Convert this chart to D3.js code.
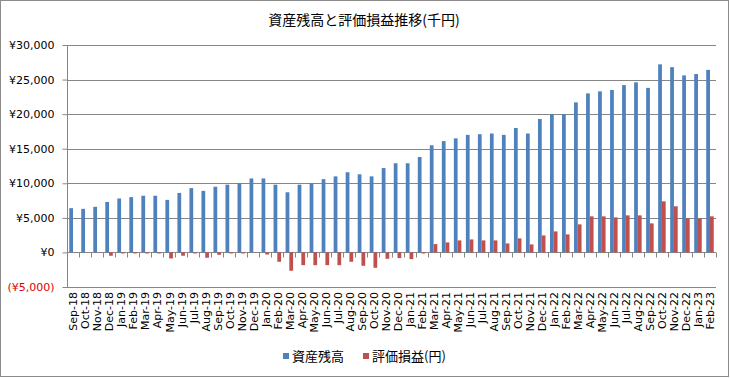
<!DOCTYPE html>
<html>
<head>
<meta charset="utf-8">
<script src="https://cdn.jsdelivr.net/npm/d3@7"></script>
<style>
  html, body { margin: 0; padding: 0; background: #fff; }
  #chart svg { display: block; width: 731px; height: 378px; }
</style>
</head>
<body>
<div id="chart"><svg></svg></div>
<script>
const MONTHS = [
  'Sep-18', 'Oct-18', 'Nov-18', 'Dec-18',
  'Jan-19', 'Feb-19', 'Mar-19', 'Apr-19', 'May-19', 'Jun-19', 'Jul-19', 'Aug-19', 'Sep-19', 'Oct-19', 'Nov-19', 'Dec-19',
  'Jan-20', 'Feb-20', 'Mar-20', 'Apr-20', 'May-20', 'Jun-20', 'Jul-20', 'Aug-20', 'Sep-20', 'Oct-20', 'Nov-20', 'Dec-20',
  'Jan-21', 'Feb-21', 'Mar-21', 'Apr-21', 'May-21', 'Jun-21', 'Jul-21', 'Aug-21', 'Sep-21', 'Oct-21', 'Nov-21', 'Dec-21',
  'Jan-22', 'Feb-22', 'Mar-22', 'Apr-22', 'May-22', 'Jun-22', 'Jul-22', 'Aug-22', 'Sep-22', 'Oct-22', 'Nov-22', 'Dec-22',
  'Jan-23', 'Feb-23',
];

// 資産残高 (千円)
const BALANCE = [
  6400, 6300, 6600, 7300,
  7800, 8000, 8200, 8200, 7600, 8600, 9300, 8900, 9500, 9800, 10000, 10700,
  10700, 9800, 8700, 9800, 10000, 10600, 11000, 11600, 11300, 11000, 12200, 12900,
  12900, 13800, 15500, 16100, 16500, 17000, 17100, 17200, 17000, 18000, 17200, 19300,
  20000, 20000, 21700, 23000, 23300, 23500, 24200, 24600, 23800, 27200, 26800, 25600,
  25800, 26400,
];

// 評価損益
const PNL = [
  -30, -30, -30, -480,
  -150, -150, -150, -150, -870, -480, -150, -770, -340, -150, -150, -30,
  -300, -1350, -2650, -1840, -1840, -1840, -1840, -1350, -1930, -2220, -920, -820,
  -970, -150, 1200, 1450, 1740, 1880, 1740, 1740, 1300, 2030, 1160, 2460,
  3040, 2610, 4060, 5220, 5220, 5070, 5360, 5360, 4200, 7390, 6670, 4930,
  4930, 5220,
];

const SERIES = ['資産残高', '評価損益(円)'];
const COLORS = ['#4f81bd', '#c0504d'];
const Y_TICKS = [-5000, 0, 5000, 10000, 15000, 20000, 25000, 30000];
const TITLE = '資産残高と評価損益推移(千円)';

const SVG = d3.select('#chart svg');
const WIDTH = 731;
const HEIGHT = 378;
const LEFT = 67;
const RIGHT = 716;
const TOP = 45;
const BOTTOM = 287;
const GRID = '#868686';
const LATIN = '"DejaVu Sans", sans-serif';
const CJK = '"Noto Sans CJK JP", sans-serif';

SVG.attr('width', WIDTH).attr('height', HEIGHT);

// outer frame
SVG.append('rect')
  .attr('x', 0.5)
  .attr('y', 0.5)
  .attr('width', 728)
  .attr('height', 376)
  .style('fill', '#fff')
  .style('stroke', '#8c8c8c');

SVG.append('text')
  .attr('x', 364)
  .attr('y', 25)
  .attr('text-anchor', 'middle')
  .style('font-family', CJK)
  .style('font-size', '14px')
  .style('fill', '#000')
  .text(TITLE);

const Y_SCALE = d3.scaleLinear().domain([-5000, 30000]).range([BOTTOM, TOP]);
const X_SCALE = d3.scaleBand().domain(MONTHS).range([LEFT, RIGHT]);
const INNER = d3.scaleBand().domain(SERIES).range([0, X_SCALE.bandwidth()]).paddingOuter(0.6);

const fmt = d3.format(',');

// gridlines
SVG.append('g')
  .attr('id', 'grid')
  .selectAll('line')
  .data(Y_TICKS)
  .join('line')
  .attr('x1', LEFT)
  .attr('x2', RIGHT)
  .attr('y1', (d) => Math.round(Y_SCALE(d)) + 0.5)
  .attr('y2', (d) => Math.round(Y_SCALE(d)) + 0.5)
  .style('stroke', GRID)
  .style('stroke-width', 1);

// y axis
const Y_AXIS = d3.axisLeft(Y_SCALE)
  .tickValues(Y_TICKS)
  .tickSize(5)
  .tickPadding(8)
  .tickFormat((v) => (v < 0 ? `(¥${fmt(-v)})` : `¥${fmt(v)}`));
const Y_AXIS_G = SVG.append('g')
  .attr('id', 'yAxis')
  .attr('transform', `translate(${LEFT + 0.5}, 0)`);
Y_AXIS(Y_AXIS_G);
Y_AXIS_G.select('.domain').remove();
Y_AXIS_G.selectAll('.tick line').style('stroke', GRID);
Y_AXIS_G.selectAll('.tick text')
  .style('font-family', LATIN)
  .style('font-size', '11px')
  .style('fill', (d) => (d < 0 ? '#e00000' : '#000'));
Y_AXIS_G.append('line')
  .attr('y1', TOP)
  .attr('y2', BOTTOM + 0.5)
  .style('stroke', GRID);

// x axis on the zero line
const ZERO = Math.round(Y_SCALE(0)) + 0.5;
const X_AXIS_G = SVG.append('g').attr('id', 'xAxis');
X_AXIS_G.selectAll('line')
  .data(d3.range(MONTHS.length + 1))
  .join('line')
  .attr('x1', (i) => Math.round(LEFT + i * X_SCALE.step()) + 0.5)
  .attr('x2', (i) => Math.round(LEFT + i * X_SCALE.step()) + 0.5)
  .attr('y1', ZERO)
  .attr('y2', ZERO + 5)
  .style('stroke', GRID);

// bars
const CHART = SVG.append('g').attr('id', 'bars');
[BALANCE, PNL].forEach((values, s) => {
  CHART.append('g')
    .selectAll('rect')
    .data(values)
    .join('rect')
    .attr('x', (d, i) => X_SCALE(MONTHS[i]) + INNER(SERIES[s]))
    .attr('width', INNER.bandwidth())
    .attr('y', (d) => Y_SCALE(Math.max(0, d)))
    .attr('height', (d) => Math.abs(Y_SCALE(d) - Y_SCALE(0)))
    .style('fill', COLORS[s]);
});

// month labels
SVG.append('g')
  .attr('id', 'xLabels')
  .selectAll('text')
  .data(MONTHS)
  .join('text')
  .attr('transform', (d) => `translate(${X_SCALE(d) + X_SCALE.bandwidth() / 2 + 0.5}, ${BOTTOM + 5}) rotate(-90)`)
  .attr('dy', '0.35em')
  .attr('text-anchor', 'end')
  .style('font-family', LATIN)
  .style('font-size', '11px')
  .style('fill', '#000')
  .text((d) => d);

// legend
const LEGEND_X = [283, 363];
const LEGEND = SVG.append('g').attr('id', 'legend');
SERIES.forEach((name, i) => {
  LEGEND.append('rect')
    .attr('x', LEGEND_X[i])
    .attr('y', 353)
    .attr('width', 6)
    .attr('height', 6)
    .style('fill', COLORS[i]);
  LEGEND.append('text')
    .attr('x', LEGEND_X[i] + 9)
    .attr('y', 361)
    .style('font-family', CJK)
    .style('font-size', '13px')
    .style('fill', '#000')
    .text(name);
});
</script>
</body>
</html>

■ ■ ■ ■ ■

**EXERCISE REQUIREMENTS**
Set down the material above as is, without any pictures.

**TASK SOLUTION**
Convert this chart to D3.js code.
<!DOCTYPE html>
<html>
<head>
<meta charset="utf-8">
<script src="https://cdn.jsdelivr.net/npm/d3@7"></script>
<style>
  html, body { margin: 0; padding: 0; background: #fff; }
  #chart svg { display: block; width: 731px; height: 378px; }
</style>
</head>
<body>
<div id="chart"><svg></svg></div>
<script>
const MONTHS = [
  'Sep-18', 'Oct-18', 'Nov-18', 'Dec-18',
  'Jan-19', 'Feb-19', 'Mar-19', 'Apr-19', 'May-19', 'Jun-19', 'Jul-19', 'Aug-19', 'Sep-19', 'Oct-19', 'Nov-19', 'Dec-19',
  'Jan-20', 'Feb-20', 'Mar-20', 'Apr-20', 'May-20', 'Jun-20', 'Jul-20', 'Aug-20', 'Sep-20', 'Oct-20', 'Nov-20', 'Dec-20',
  'Jan-21', 'Feb-21', 'Mar-21', 'Apr-21', 'May-21', 'Jun-21', 'Jul-21', 'Aug-21', 'Sep-21', 'Oct-21', 'Nov-21', 'Dec-21',
  'Jan-22', 'Feb-22', 'Mar-22', 'Apr-22', 'May-22', 'Jun-22', 'Jul-22', 'Aug-22', 'Sep-22', 'Oct-22', 'Nov-22', 'Dec-22',
  'Jan-23', 'Feb-23',
];

// 資産残高 (千円)
const BALANCE = [
  6400, 6300, 6600, 7300,
  7800, 8000, 8200, 8200, 7600, 8600, 9300, 8900, 9500, 9800, 10000, 10700,
  10700, 9800, 8700, 9800, 10000, 10600, 11000, 11600, 11300, 11000, 12200, 12900,
  12900, 13800, 15500, 16100, 16500, 17000, 17100, 17200, 17000, 18000, 17200, 19300,
  20000, 20000, 21700, 23000, 23300, 23500, 24200, 24600, 23800, 27200, 26800, 25600,
  25800, 26400,
];

// 評価損益
const PNL = [
  -30, -30, -30, -480,
  -150, -150, -150, -150, -870, -480, -150, -770, -340, -150, -150, -30,
  -300, -1350, -2650, -1840, -1840, -1840, -1840, -1350, -1930, -2220, -920, -820,
  -970, -150, 1200, 1450, 1740, 1880, 1740, 1740, 1300, 2030, 1160, 2460,
  3040, 2610, 4060, 5220, 5220, 5070, 5360, 5360, 4200, 7390, 6670, 4930,
  4930, 5220,
];

const SERIES = ['資産残高', '評価損益(円)'];
const COLORS = ['#4f81bd', '#c0504d'];
const Y_TICKS = [-5000, 0, 5000, 10000, 15000, 20000, 25000, 30000];
const TITLE = '資産残高と評価損益推移(千円)';

const SVG = d3.select('#chart svg');
const WIDTH = 731;
const HEIGHT = 378;
const LEFT = 67;
const RIGHT = 716;
const TOP = 45;
const BOTTOM = 287;
const GRID = '#868686';
const LATIN = '"DejaVu Sans", sans-serif';
const CJK = '"Noto Sans CJK JP", sans-serif';

SVG.attr('width', WIDTH).attr('height', HEIGHT);

// outer frame
SVG.append('rect')
  .attr('x', 0.5)
  .attr('y', 0.5)
  .attr('width', 728)
  .attr('height', 376)
  .style('fill', '#fff')
  .style('stroke', '#8c8c8c');

SVG.append('text')
  .attr('x', 364)
  .attr('y', 25)
  .attr('text-anchor', 'middle')
  .style('font-family', CJK)
  .style('font-size', '14px')
  .style('fill', '#000')
  .text(TITLE);

const Y_SCALE = d3.scaleLinear().domain([-5000, 30000]).range([BOTTOM, TOP]);
const X_SCALE = d3.scaleBand().domain(MONTHS).range([LEFT, RIGHT]);
const INNER = d3.scaleBand().domain(SERIES).range([0, X_SCALE.bandwidth()]).paddingOuter(0.6);

const fmt = d3.format(',');

// gridlines
SVG.append('g')
  .attr('id', 'grid')
  .selectAll('line')
  .data(Y_TICKS)
  .join('line')
  .attr('x1', LEFT)
  .attr('x2', RIGHT)
  .attr('y1', (d) => Math.round(Y_SCALE(d)) + 0.5)
  .attr('y2', (d) => Math.round(Y_SCALE(d)) + 0.5)
  .style('stroke', GRID)
  .style('stroke-width', 1);

// y axis
const Y_AXIS = d3.axisLeft(Y_SCALE)
  .tickValues(Y_TICKS)
  .tickSize(5)
  .tickPadding(8)
  .tickFormat((v) => (v < 0 ? `(¥${fmt(-v)})` : `¥${fmt(v)}`));
const Y_AXIS_G = SVG.append('g')
  .attr('id', 'yAxis')
  .attr('transform', `translate(${LEFT + 0.5}, 0)`);
Y_AXIS(Y_AXIS_G);
Y_AXIS_G.select('.domain').remove();
Y_AXIS_G.selectAll('.tick line').style('stroke', GRID);
Y_AXIS_G.selectAll('.tick text')
  .style('font-family', LATIN)
  .style('font-size', '11px')
  .style('fill', (d) => (d < 0 ? '#e00000' : '#000'));
Y_AXIS_G.append('line')
  .attr('y1', TOP)
  .attr('y2', BOTTOM + 0.5)
  .style('stroke', GRID);

// x axis on the zero line
const ZERO = Math.round(Y_SCALE(0)) + 0.5;
const X_AXIS_G = SVG.append('g').attr('id', 'xAxis');
X_AXIS_G.selectAll('line')
  .data(d3.range(MONTHS.length + 1))
  .join('line')
  .attr('x1', (i) => Math.round(LEFT + i * X_SCALE.step()) + 0.5)
  .attr('x2', (i) => Math.round(LEFT + i * X_SCALE.step()) + 0.5)
  .attr('y1', ZERO)
  .attr('y2', ZERO + 5)
  .style('stroke', GRID);

// bars
const CHART = SVG.append('g').attr('id', 'bars');
[BALANCE, PNL].forEach((values, s) => {
  CHART.append('g')
    .selectAll('rect')
    .data(values)
    .join('rect')
    .attr('x', (d, i) => X_SCALE(MONTHS[i]) + INNER(SERIES[s]))
    .attr('width', INNER.bandwidth())
    .attr('y', (d) => Y_SCALE(Math.max(0, d)))
    .attr('height', (d) => Math.abs(Y_SCALE(d) - Y_SCALE(0)))
    .style('fill', COLORS[s]);
});

// month labels
SVG.append('g')
  .attr('id', 'xLabels')
  .selectAll('text')
  .data(MONTHS)
  .join('text')
  .attr('transform', (d) => `translate(${X_SCALE(d) + X_SCALE.bandwidth() / 2 + 0.5}, ${BOTTOM + 5}) rotate(-90)`)
  .attr('dy', '0.35em')
  .attr('text-anchor', 'end')
  .style('font-family', LATIN)
  .style('font-size', '11px')
  .style('fill', '#000')
  .text((d) => d);

// legend
const LEGEND_X = [283, 363];
const LEGEND = SVG.append('g').attr('id', 'legend');
SERIES.forEach((name, i) => {
  LEGEND.append('rect')
    .attr('x', LEGEND_X[i])
    .attr('y', 353)
    .attr('width', 6)
    .attr('height', 6)
    .style('fill', COLORS[i]);
  LEGEND.append('text')
    .attr('x', LEGEND_X[i] + 9)
    .attr('y', 361)
    .style('font-family', CJK)
    .style('font-size', '13px')
    .style('fill', '#000')
    .text(name);
});
</script>
</body>
</html>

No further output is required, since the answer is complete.